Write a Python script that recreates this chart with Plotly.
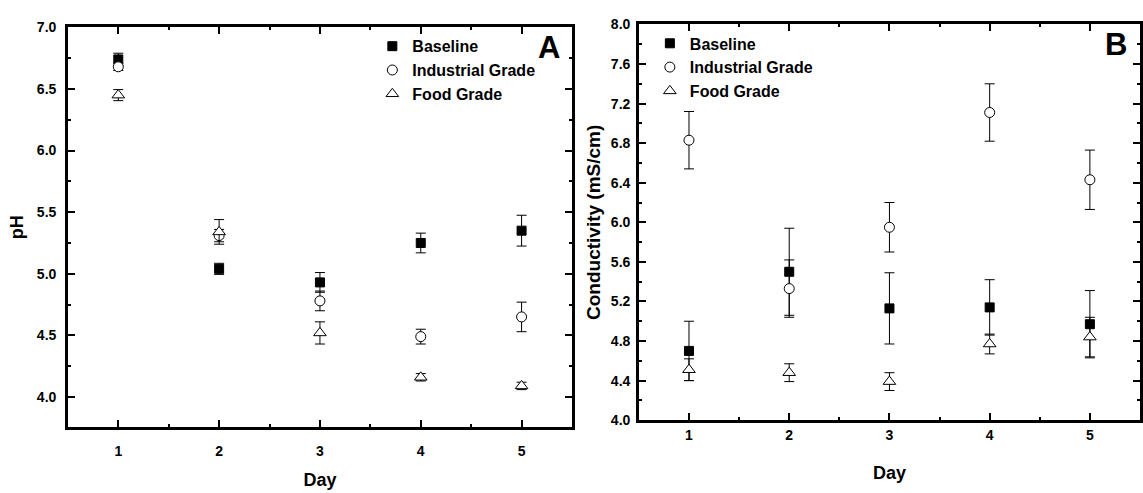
import plotly.graph_objects as go

days = [1, 2, 3, 4, 5]

# Panel A: pH
ph_baseline = [6.74, 5.04, 4.93, 5.25, 5.35]
ph_baseline_err = [0.05, 0.045, 0.08, 0.08, 0.125]
ph_industrial = [6.68, 5.31, 4.78, 4.49, 4.65]
ph_industrial_err = [0.03, 0.05, 0.08, 0.06, 0.12]
ph_food = [6.45, 5.34, 4.52, 4.16, 4.09]
ph_food_err = [0.045, 0.10, 0.09, 0.03, 0.03]

# Panel B: Conductivity (mS/cm)
cond_baseline = [4.70, 5.50, 5.13, 5.14, 4.97]
cond_baseline_err = [0.30, 0.44, 0.36, 0.28, 0.34]
cond_industrial = [6.83, 5.33, 5.95, 7.11, 6.43]
cond_industrial_err = [0.29, 0.29, 0.25, 0.29, 0.30]
cond_food = [4.51, 4.48, 4.39, 4.77, 4.84]
cond_food_err = [0.11, 0.09, 0.09, 0.10, 0.20]

series_names = ["Baseline", "Industrial Grade", "Food Grade"]

W, H = 1143, 493
FONT = "Liberation Sans, Arial, sans-serif"

styles = [
    dict(symbol="square", size=9, color="black", line=dict(color="black", width=1)),
    dict(symbol="circle", size=10, color="white", line=dict(color="black", width=1)),
    dict(symbol="triangle-up", size=11, color="white", line=dict(color="black", width=1)),
]

fig = go.Figure()

def add_panel(values, errs, xaxis, yaxis, legend):
    for name, v, e, st in zip(series_names, values, errs, styles):
        fig.add_trace(go.Scatter(
            x=days, y=v, mode="markers", name=name,
            xaxis=xaxis, yaxis=yaxis, legend=legend,
            marker=st,
            error_y=dict(type="data", array=e, visible=True,
                         color="black", thickness=1, width=5),
        ))

add_panel([ph_baseline, ph_industrial, ph_food],
          [ph_baseline_err, ph_industrial_err, ph_food_err], "x", "y", "legend")
add_panel([cond_baseline, cond_industrial, cond_food],
          [cond_baseline_err, cond_industrial_err, cond_food_err], "x2", "y2", "legend2")

def px_x(p):
    return p / W

def px_y(p):
    return 1 - p / H

minor_common = dict(ticks="inside", ticklen=3, tickwidth=2, tickcolor="black")

axis_common = dict(
    showline=True, linecolor="black", linewidth=2.5, mirror="allticks",
    ticks="inside", tickcolor="black", tickwidth=2, ticklen=7,
    showgrid=False, zeroline=False,
    tickfont=dict(family=FONT, size=14, color="black", weight="bold"),
)

def title(text, size):
    return dict(text=text, font=dict(family=FONT, size=size, color="black", weight="bold"))

fig.update_layout(
    width=W, height=H,
    margin=dict(l=0, r=0, t=0, b=0),
    paper_bgcolor="white", plot_bgcolor="white",
    font=dict(family=FONT, color="black"),
    xaxis=dict(axis_common, domain=[px_x(68), px_x(573)], range=[0.5, 5.5],
               tick0=1, dtick=1, anchor="y", ticklabelstandoff=10,
               title=dict(title("Day", 18), standoff=15),
               minor=dict(minor_common, dtick=0.5, tick0=0.5)),
    yaxis=dict(axis_common, domain=[px_y(433), px_y(20)], range=[3.757, 7.0],
               tick0=4, dtick=0.5, tickformat=".1f", anchor="x", ticklabelstandoff=6,
               title=dict(title("pH", 18), standoff=9),
               minor=dict(minor_common, dtick=0.25, tick0=4)),
    xaxis2=dict(axis_common, domain=[px_x(640), px_x(1142)], range=[0.5, 5.5],
                tick0=1, dtick=1, anchor="y2",
                title=dict(title("Day", 18), standoff=25),
                minor=dict(minor_common, dtick=0.5, tick0=0.5)),
    yaxis2=dict(axis_common, domain=[px_y(426), px_y(17)], range=[4.0, 8.0],
                tick0=4, dtick=0.4, tickformat=".1f", anchor="x2", ticklabelstandoff=3,
                title=dict(title("Conductivity (mS/cm)", 19), standoff=6),
                minor=dict(minor_common, dtick=0.2, tick0=4)),
    legend=dict(x=px_x(373), y=px_y(22), xanchor="left", yanchor="top",
                bgcolor="rgba(0,0,0,0)",
                font=dict(family=FONT, size=16, color="black", weight="bold")),
    legend2=dict(x=px_x(651), y=px_y(19), xanchor="left", yanchor="top",
                 bgcolor="rgba(0,0,0,0)",
                 font=dict(family=FONT, size=16, color="black", weight="bold")),
    annotations=[
        dict(text="A", x=px_x(550), y=px_y(41), xref="paper", yref="paper",
             xanchor="center", yanchor="middle", showarrow=False,
             font=dict(family=FONT, size=31, color="black", weight="bold")),
        dict(text="B", x=px_x(1118), y=px_y(38), xref="paper", yref="paper",
             xanchor="center", yanchor="middle", showarrow=False,
             font=dict(family=FONT, size=31, color="black", weight="bold")),
    ],
)

fig.write_html("out.html")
____
Leave out any pictures, please, and quote only the lines from the top of the data through the line that contains "fig = go.Figure()".

Full output »
Write a Python script that recreates this chart with Plotly.
import plotly.graph_objects as go

days = [1, 2, 3, 4, 5]

# Panel A: pH
ph_baseline = [6.74, 5.04, 4.93, 5.25, 5.35]
ph_baseline_err = [0.05, 0.045, 0.08, 0.08, 0.125]
ph_industrial = [6.68, 5.31, 4.78, 4.49, 4.65]
ph_industrial_err = [0.03, 0.05, 0.08, 0.06, 0.12]
ph_food = [6.45, 5.34, 4.52, 4.16, 4.09]
ph_food_err = [0.045, 0.10, 0.09, 0.03, 0.03]

# Panel B: Conductivity (mS/cm)
cond_baseline = [4.70, 5.50, 5.13, 5.14, 4.97]
cond_baseline_err = [0.30, 0.44, 0.36, 0.28, 0.34]
cond_industrial = [6.83, 5.33, 5.95, 7.11, 6.43]
cond_industrial_err = [0.29, 0.29, 0.25, 0.29, 0.30]
cond_food = [4.51, 4.48, 4.39, 4.77, 4.84]
cond_food_err = [0.11, 0.09, 0.09, 0.10, 0.20]

series_names = ["Baseline", "Industrial Grade", "Food Grade"]

W, H = 1143, 493
FONT = "Liberation Sans, Arial, sans-serif"

styles = [
    dict(symbol="square", size=9, color="black", line=dict(color="black", width=1)),
    dict(symbol="circle", size=10, color="white", line=dict(color="black", width=1)),
    dict(symbol="triangle-up", size=11, color="white", line=dict(color="black", width=1)),
]

fig = go.Figure()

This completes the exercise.